Nada hacía presagiar lo que iba a ocurrir aquella aciaga jornada, pero sucedió... Días después, el semanario italiano «Settimo Giorno» publicaba una sobrecogedora versión de aquella pesadilla real. La crónica de su corresponsal en Lisboa, Ezio Saini, vio la luz el 17 de abril. Años más tarde, la periodista francesa Françoise Laot reproducía el preludio de la tragedia en su libro «Juan Carlos y Sofía»: «La pistola era un regalo del general Franco; estaba siempre guardada con llave en un secreter; Juanito y Alfonsito no dejaban de pedir que se la dejaran: les encantaba disparar. Pocos días antes, Alfonsito había comprado balas a un armero de Lisboa para tirar al blanco con Víctor Manuel de Italia, su vecino y compañero de juegos. Pero los proyectiles eran demasiado largos, demasiado duros para el arma y una bala quedó atascada en el cargador. Juanito y Alfonsito quisieron sacarla en el sótano de La Giralda, cuando intervino el conde de Barcelona. Les prohibió tocarla. La pistola volvió al secreter que el propio conde de Barcelona cerró y cuya llave guardó en el bolsillo. Por la tarde estaban enfurruñados...».
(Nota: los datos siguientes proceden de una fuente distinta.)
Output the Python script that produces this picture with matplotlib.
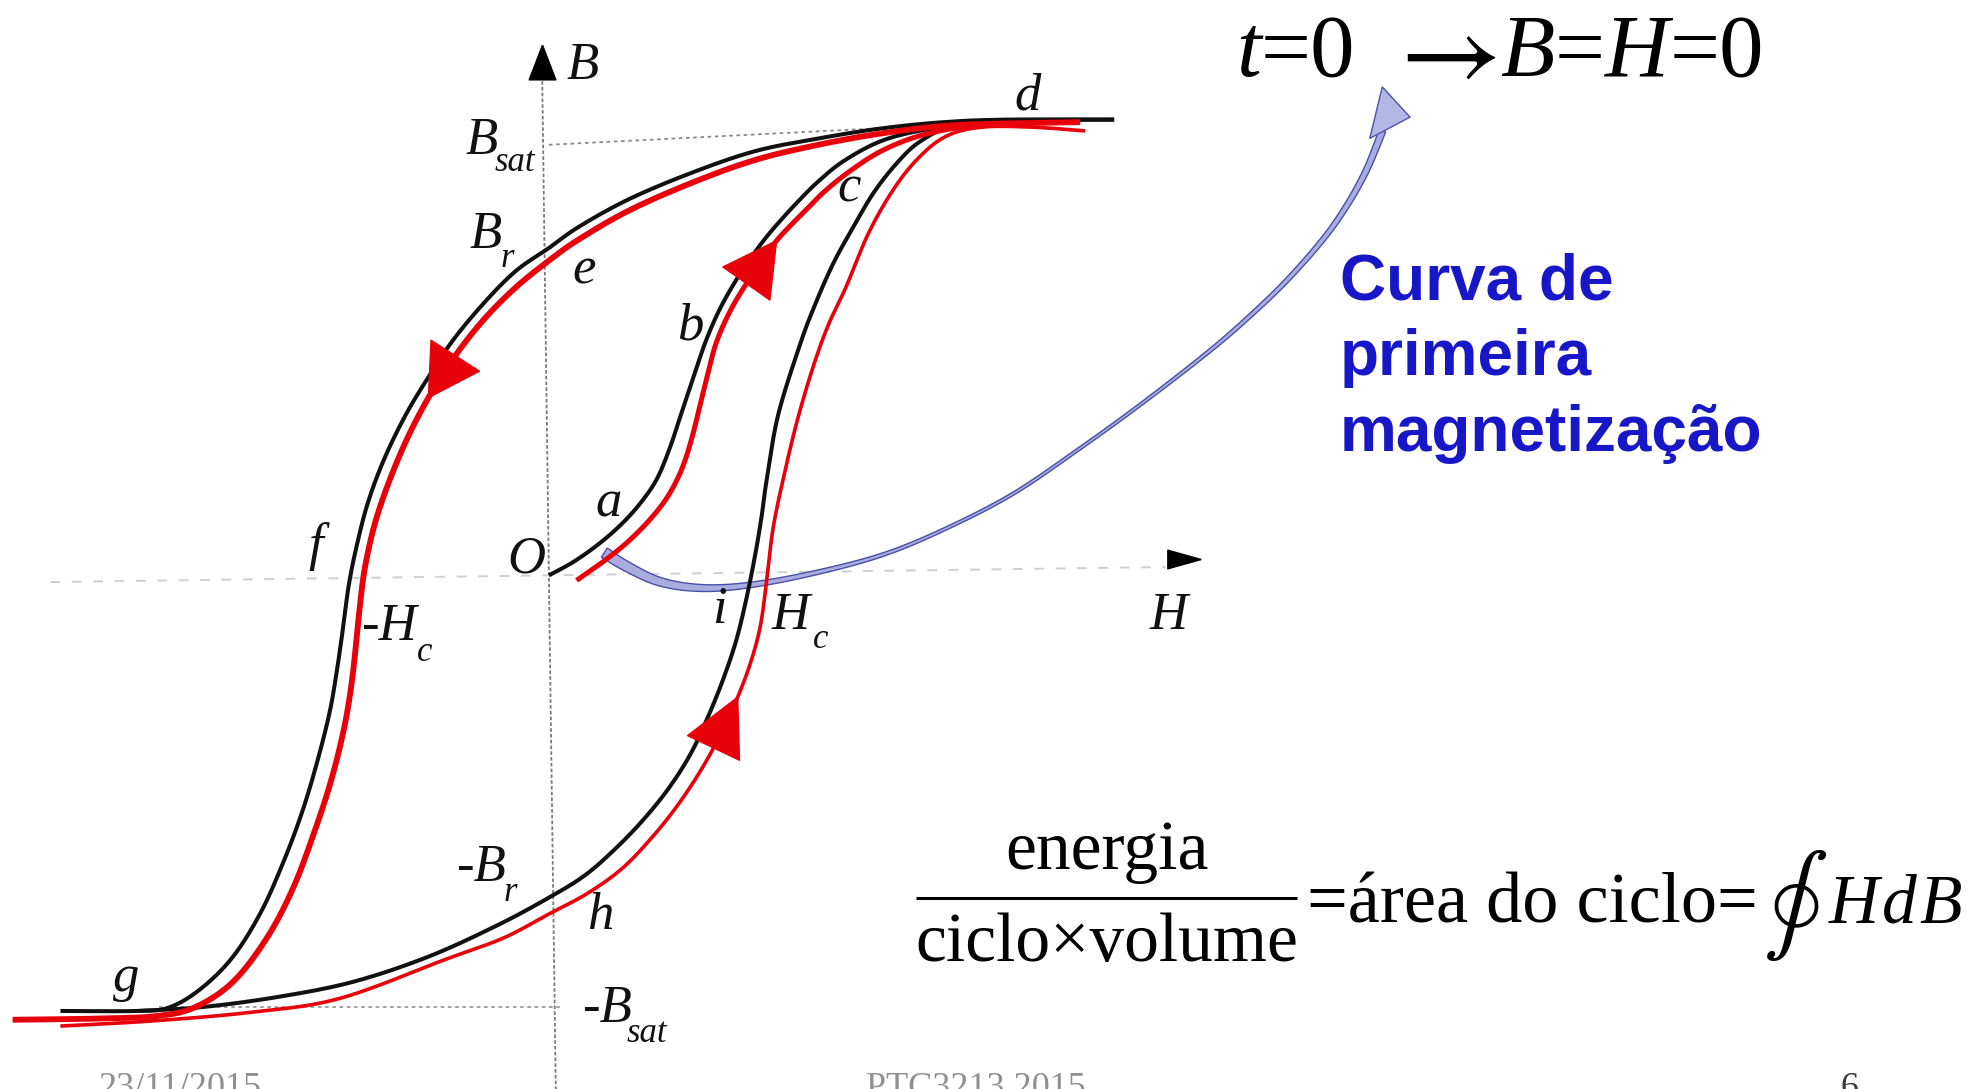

Enseguida advertí una contradicción en el relato del corresponsal italiano. El accidente tuvo lugar en realidad por la mañana, después de misa, y no por la tarde. El entonces Defensor del Pueblo, Fernando Álvarez de Miranda, que asistió al sepelio del infante, me lo reveló: «Yo creo que el accidente fue al final de la mañana, después de misa, en un momento en que se quedaron ellos solos jugando...». «Los niños –proseguía Laot– suplicaron a su madre y le prometieron que no cometerían ninguna imprudencia. Ella acabó por ceder, fue a buscar la llave a la chaqueta de su marido...». Y poco después sonó un disparo, seguido de un desconcertante silencio. Laot reproducía el desenlace fatal: «Juan Carlos manipuló el arma y se disparó. Juanito sufrió el aprendizaje de la mayor de las desgracias, la de saberse culpable. Culpable en primer lugar de haber desobedecido a su padre».
La condesa de Barcelona se quedó sin respiración al oír los gritos de Juanito. «¡No, tengo que decírselo yo!», espetaba el infante a la señorita de compañía. Don Juan salió como un relámpago del despacho y corrió escaleras arriba, hacia el tétrico escenario. Allí descubrió a su hijo Alfonso, de casi quince años, desplomado en el suelo con un disparo en la frente. Su primogénito Juan Carlos, de dieciocho, estaba unos segundos antes con él. Desolado, el conde de Barcelona intentó como pudo detener la hemorragia. Taponó con sus dedos los orificios de entrada y salida por donde manaba la sangre a borbotones. Pero su hijo murió irremediablemente en sus brazos. El médico de la Familia Real, José Loureiro, certificó la muerte instantánea.
La pistola, al mar
Don Juan se desmoronó. El recio hombre de mar perdió en unos segundos el rumbo de la Historia. La maldición se había cebado con su hijo pequeño mientras jugaba con su hermano mayor, que disfrutaba de un permiso en la Academia Militar de Zaragoza. Y sin pronunciar una sola palabra, el conde de Barcelona subió a su lujoso Bentley negro y se alejó a gran velocidad por las angostas carreteras de Estoril. En el salpicadero había una fotografía de sus cuatro hijos que colocó su esposa, advirtiéndole: «Para que nunca olvides que no tienes derecho a arriesgar tu vida...». Don Juan llegó hasta el mar y arrojó allí el arma. «Yo hubiese hecho una cosa parecida», me dijo Torcuato Luca de Tena, consejero de Don Juan, intentando ponerse en un aprieto semejante. «Un arrebato de ira, de cólera. Con este maldito juguete que le ha regalado un imbécil de tal...».